INSTRUCTIONS TO FOLLOW >> Please count the lines in the listing below where the word "document" appears. Give the number only.

MATERIAL >>
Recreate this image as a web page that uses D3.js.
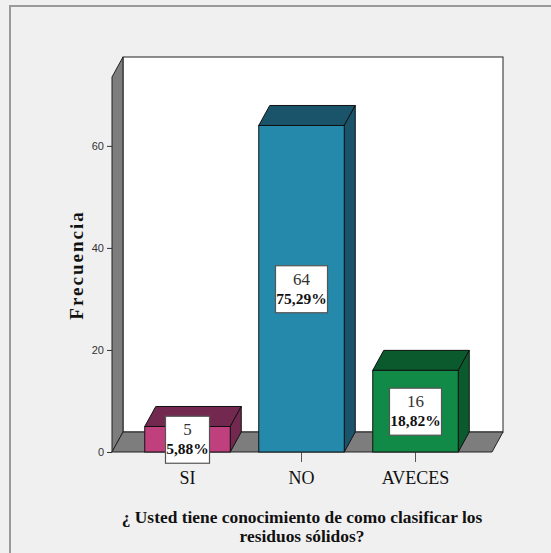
<!DOCTYPE html>
<html>
<head>
<meta charset="utf-8">
<script src="https://cdn.jsdelivr.net/npm/d3@7"></script>
<style>
  html, body { margin: 0; padding: 0; background: #f0f0f0; }
  svg { display: block; }
</style>
</head>
<body>
<svg id="chart" width="551" height="553"></svg>
<script>
// ---- data ----
const categories = ["SI", "NO", "AVECES"];
const counts = [5, 64, 16];
const percents = ["5,88%", "75,29%", "18,82%"];
const yTicks = [0, 20, 40, 60];
const frontColors = ["#c0407e", "#2489ab", "#118a47"];
const darkColors = ["#73294f", "#1a546b", "#0b5a2e"];
const yTitle = "Frecuencia";
const xTitleLines = ["¿ Usted tiene conocimiento de como clasificar los", "residuos sólidos?"];

// ---- layout ----
const svg = d3.select("#chart");
const W = 551, H = 553;
const plotLeft = 112, plotRight = 492, plotBottom = 452, plotTop = 77;
const depth = { dx: 11, dy: 20 };
const serif = "'Liberation Serif', 'Times New Roman', 'DejaVu Serif', serif";

svg.append("rect").attr("width", W).attr("height", H).attr("fill", "#f0f0f0");
svg.append("rect").attr("x", 10).attr("y", 6).attr("width", W + 10).attr("height", H + 10)
  .attr("fill", "#f0f0f0").attr("stroke", "#9a9a9a").attr("stroke-width", 2);

const y = d3.scaleLinear().domain([0, 73.5]).range([plotBottom, plotTop]);
const x = d3.scaleBand().domain(categories).range([130.5, 472.5]).paddingInner(0.25).paddingOuter(0.125);

// back wall
svg.append("rect")
  .attr("x", plotLeft + depth.dx).attr("y", plotTop - depth.dy)
  .attr("width", plotRight - plotLeft).attr("height", plotBottom - plotTop)
  .attr("fill", "#ffffff").attr("stroke", "#222").attr("stroke-width", 1);

// left side wall
const pts = a => a.map(p => p.join(",")).join(" ");
svg.append("polygon")
  .attr("points", pts([[plotLeft, plotTop], [plotLeft + depth.dx, plotTop - depth.dy],
    [plotLeft + depth.dx, plotBottom - depth.dy], [plotLeft, plotBottom]]))
  .attr("fill", "#7d7d7d").attr("stroke", "#222").attr("stroke-width", 1);

// floor
svg.append("polygon")
  .attr("points", pts([[plotLeft, plotBottom], [plotLeft + depth.dx, plotBottom - depth.dy],
    [plotRight + depth.dx, plotBottom - depth.dy], [plotRight, plotBottom]]))
  .attr("fill", "#7d7d7d").attr("stroke", "#222").attr("stroke-width", 1);

// y axis ticks
const yAxis = d3.axisLeft(y).tickValues(yTicks).tickSize(5).tickPadding(3);
const gy = svg.append("g").attr("transform", `translate(${plotLeft},0)`).call(yAxis);
gy.select(".domain").remove();
gy.selectAll(".tick line").attr("stroke", "#333");
gy.selectAll(".tick text")
  .attr("font-family", "'Liberation Sans Narrow', 'Arial Narrow', 'Liberation Sans', sans-serif")
  .attr("font-size", 11).attr("fill", "#333");

// x axis ticks (below floor)
const gx = svg.append("g").attr("transform", `translate(0,${plotBottom})`)
  .call(d3.axisBottom(x).tickSize(10).tickPadding(9));
gx.select(".domain").remove();
gx.selectAll(".tick line").attr("stroke", "#555");
gx.selectAll(".tick text")
  .attr("font-family", serif)
  .attr("font-size", 18).attr("fill", "#111");

// bars
const data = categories.map((c, i) => ({ c, v: counts[i], p: percents[i], f: frontColors[i], d: darkColors[i] }));
const bars = svg.append("g").selectAll("g").data(data).join("g");
bars.each(function (d) {
  const g = d3.select(this);
  const x0 = x(d.c), x1 = x(d.c) + x.bandwidth();
  const yt = y(d.v), yb = y(0);
  g.append("polygon")
    .attr("points", pts([[x0, yt], [x0 + depth.dx, yt - depth.dy], [x1 + depth.dx, yt - depth.dy], [x1, yt]]))
    .attr("fill", d.d).attr("stroke", "#111").attr("stroke-width", 1);
  g.append("polygon")
    .attr("points", pts([[x1, yt], [x1 + depth.dx, yt - depth.dy], [x1 + depth.dx, yb - depth.dy], [x1, yb]]))
    .attr("fill", d.d).attr("stroke", "#111").attr("stroke-width", 1);
  g.append("rect").attr("x", x0).attr("y", yt).attr("width", x1 - x0).attr("height", yb - yt)
    .attr("fill", d.f).attr("stroke", "#111").attr("stroke-width", 1);
});

// value labels
const labels = svg.append("g").selectAll("g").data(data).join("g")
  .attr("transform", d => `translate(${x(d.c) + x.bandwidth() / 2},${(y(d.v) + y(0)) / 2})`);
labels.append("rect")
  .attr("x", d => d.p.length > 5 ? -26 : -22).attr("y", -23)
  .attr("width", d => d.p.length > 5 ? 52 : 44).attr("height", 47)
  .attr("fill", "#fff").attr("stroke", "#555").attr("stroke-width", 1.2);
labels.append("text").attr("y", -4).attr("text-anchor", "middle")
  .attr("font-family", serif).attr("font-size", 17)
  .attr("fill", "#333").text(d => d.v);
labels.append("text").attr("y", 15).attr("text-anchor", "middle")
  .attr("font-family", serif).attr("font-size", 15.5)
  .attr("font-weight", "bold").attr("fill", "#111").text(d => d.p);

// y title
svg.append("text")
  .attr("transform", `translate(83,265) rotate(-90)`)
  .attr("text-anchor", "middle")
  .attr("font-family", serif)
  .attr("font-size", 19).attr("font-weight", "bold").attr("letter-spacing", 2)
  .attr("fill", "#111").text(yTitle);

// x title
const xt = svg.append("text").attr("text-anchor", "middle")
  .attr("font-family", serif)
  .attr("font-size", 17.4).attr("font-weight", "bold").attr("fill", "#111");
xTitleLines.forEach((line, i) => {
  xt.append("tspan").attr("x", 302).attr("y", 523 + i * 19).text(line);
});
</script>
</body>
</html>
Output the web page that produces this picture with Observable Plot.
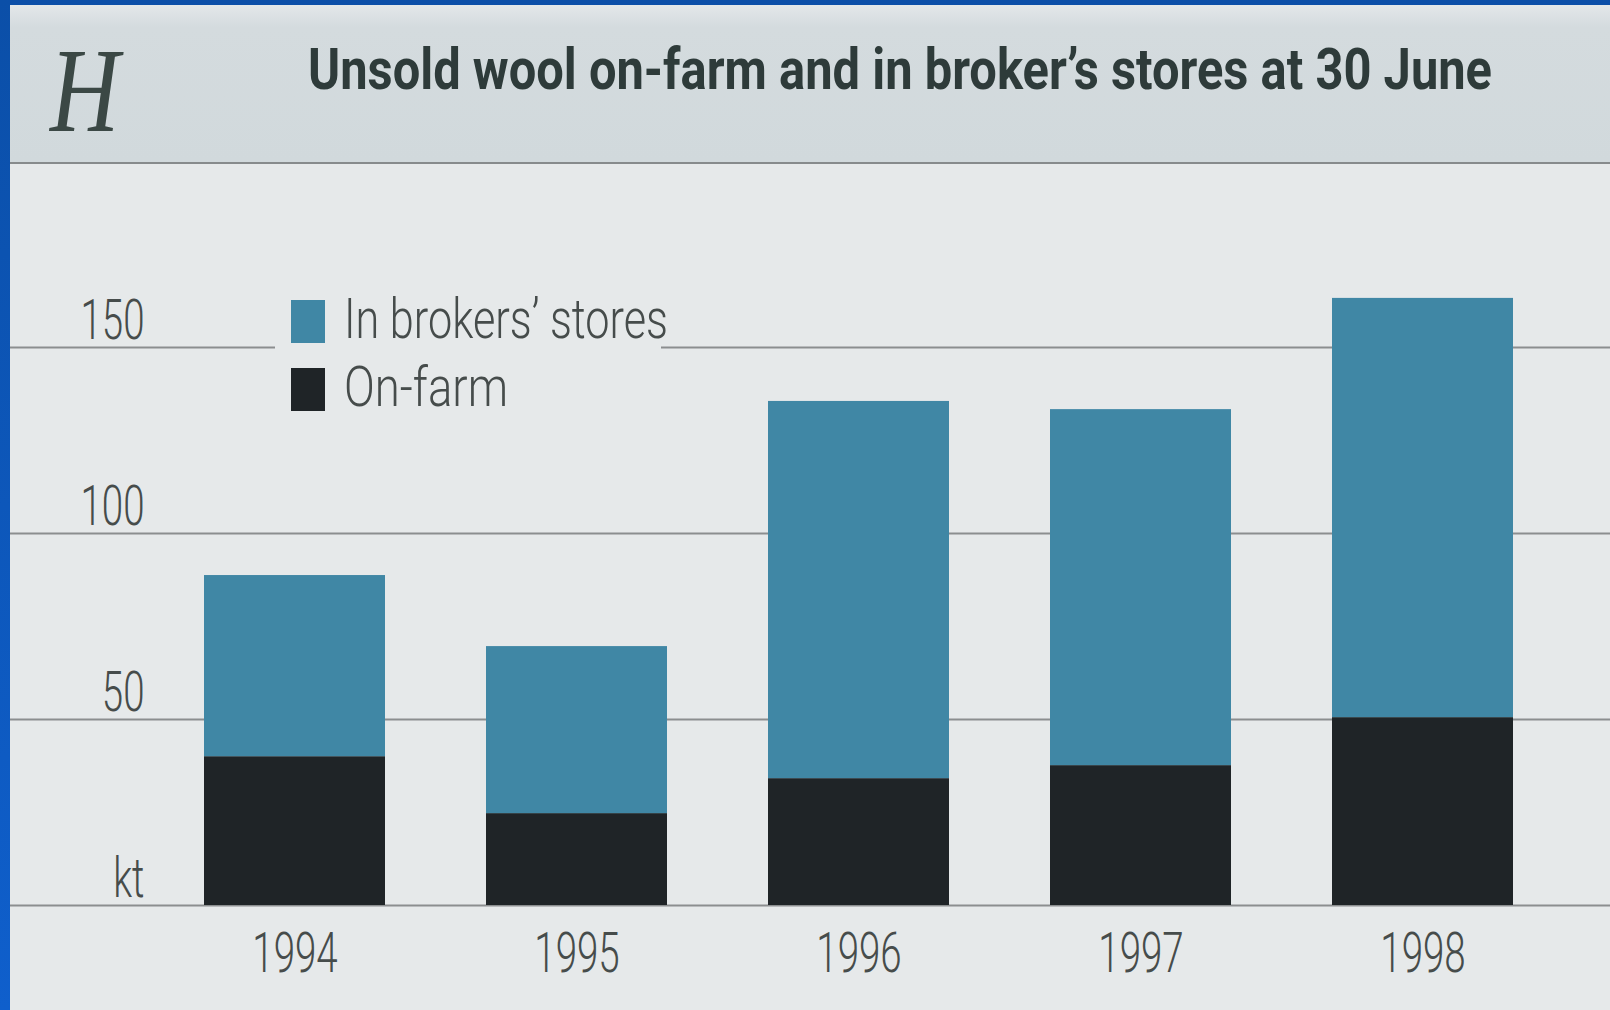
<!DOCTYPE html>
<html>
<head>
<meta charset="utf-8">
<script src="https://cdn.jsdelivr.net/npm/d3@7"></script>
<script src="https://cdn.jsdelivr.net/npm/@observablehq/plot@0.6"></script>
<style>
  html, body { margin: 0; padding: 0; }
  body { width: 1610px; height: 1010px; background: linear-gradient(to bottom, #0b4fa8, #0f5fcc); position: relative; overflow: hidden; font-family: Roboto, "Open Sans", sans-serif; }
  #panel { position: absolute; left: 10px; top: 5px; width: 1600px; height: 1005px; background: #e6e9ea; }
  #header { position: absolute; left: 10px; top: 5px; width: 1600px; height: 157px;
            background: linear-gradient(to bottom, #e3e7e9 0%, #d4dbde 14%, #d1d9dc 100%);
            border-bottom: 2px solid #878b8c; }
  #letter { position: absolute; left: 40px; top: 26px; font-family: "Liberation Serif", "DejaVu Serif", serif; font-style: italic;
            font-size: 120px; line-height: 1; color: #3b4845; transform: scaleX(0.8); transform-origin: left top; }
  #title { position: absolute; left: 308px; top: 40px; font-size: 58px; line-height: 1; font-weight: 700; color: #2e3b3a;
           white-space: nowrap; transform-origin: left top; }
  #chart { position: absolute; left: 10px; top: 164px; }
  #legend { position: absolute; left: 275px; top: 290px; width: 386px; height: 130px; background: #e6e9ea; }
  .sw { position: absolute; left: 16px; width: 34px; height: 43px; }
  .lt { position: absolute; left: 69px; font-size: 55px; line-height: 1; font-weight: 300; color: #464c4b; white-space: nowrap; transform-origin: left top; }
</style>
</head>
<body>
<div id="panel"></div>
<div id="header"><div id="letter">H</div></div>
<div id="title"></div>
<div id="chart"></div>
<div id="legend"></div>
<script>
// ---- data ----
const title = "Unsold wool on-farm and in broker’s stores at 30 June";
const years = ["1994", "1995", "1996", "1997", "1998"];
const onFarm = [40.0, 24.7, 34.1, 37.6, 50.5];
const inBrokers = [48.7, 44.9, 101.4, 95.7, 112.7];
const seriesNames = ["On-farm", "In brokers’ stores"];
const legendOrder = ["In brokers’ stores", "On-farm"];
const yTicks = [0, 50, 100, 150];
const yTickLabels = ["kt", "50", "100", "150"];

// ---- styles ----
const colors = {"On-farm": "#1f2427", "In brokers’ stores": "#4087a5"};
const textColor = "#464c4b";
const sx = 0.70;

const rows = [];
seriesNames.forEach((s) => {
  const vals = s === "On-farm" ? onFarm : inBrokers;
  years.forEach((yr, i) => rows.push({year: yr, series: s, value: vals[i]}));
});

const chart = Plot.plot({
  width: 1600,
  height: 846,
  marginTop: 183,
  marginBottom: 105,
  marginLeft: 0,
  marginRight: 0,
  style: {background: "transparent", fontFamily: "Roboto, 'Open Sans', sans-serif"},
  x: {domain: years, range: [144, 1554], paddingInner: 0.358, paddingOuter: 0.179, axis: null},
  y: {domain: [0, 150], axis: null},
  color: {domain: seriesNames, range: seriesNames.map((s) => colors[s])},
  marks: [
    Plot.ruleY(yTicks, {y: (d) => d, stroke: "#8b8e8f", strokeWidth: 2}),
    Plot.barY(rows, {x: "year", y: "value", fill: "series"}),
    Plot.text(yTicks, {
      y: (d) => d, text: (d, i) => yTickLabels[i], frameAnchor: "left", dx: 134, dy: -9,
      textAnchor: "end", lineAnchor: "bottom", fontSize: 55, fontWeight: 300, fill: textColor
    }),
    Plot.text(years, {
      x: (d) => d, y: () => 0, text: (d) => d, dy: 27,
      lineAnchor: "top", fontSize: 55, fontWeight: 300, fill: textColor
    })
  ]
});
document.getElementById("chart").appendChild(chart);

// condense SVG texts horizontally (the original lettering is narrow)
chart.querySelectorAll("text").forEach((t) => {
  const len = t.getComputedTextLength();
  t.setAttribute("lengthAdjust", "spacingAndGlyphs");
  t.setAttribute("textLength", (len * sx).toFixed(1));
});

// title
const titleEl = document.getElementById("title");
titleEl.textContent = title;
const tw = titleEl.getBoundingClientRect().width;
titleEl.style.transform = `scaleX(${1184 / tw})`;

// legend
const legend = document.getElementById("legend");
const legendTargets = {"In brokers’ stores": 324, "On-farm": 164};
legendOrder.forEach((s, i) => {
  const sw = document.createElement("div");
  sw.className = "sw";
  sw.style.top = (10 + i * 68) + "px";
  sw.style.background = colors[s];
  legend.appendChild(sw);
  const lt = document.createElement("div");
  lt.className = "lt";
  lt.style.top = (2 + i * 68) + "px";
  lt.textContent = s;
  legend.appendChild(lt);
  const w = lt.getBoundingClientRect().width;
  lt.style.transform = `scaleX(${legendTargets[s] / w})`;
});
</script>
</body>
</html>
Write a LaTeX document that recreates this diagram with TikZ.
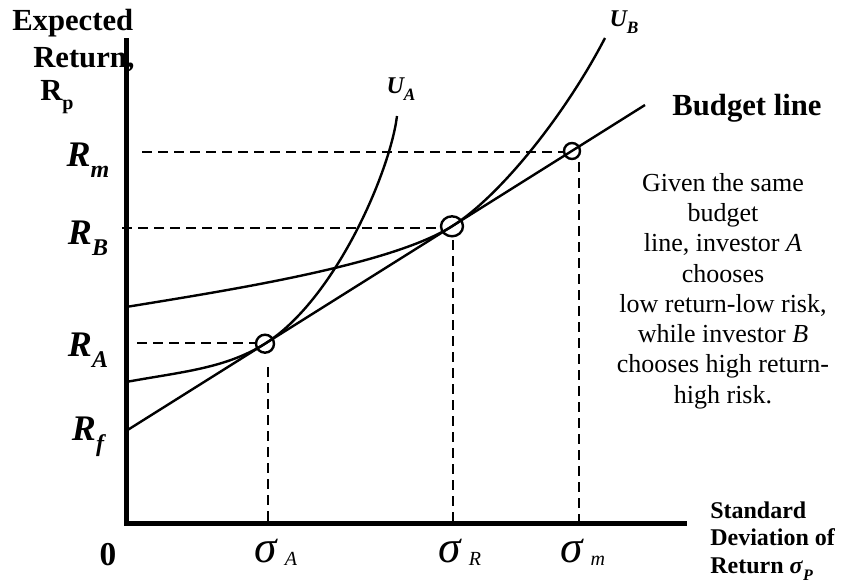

OUTPUT FOR THIS TASK >> 6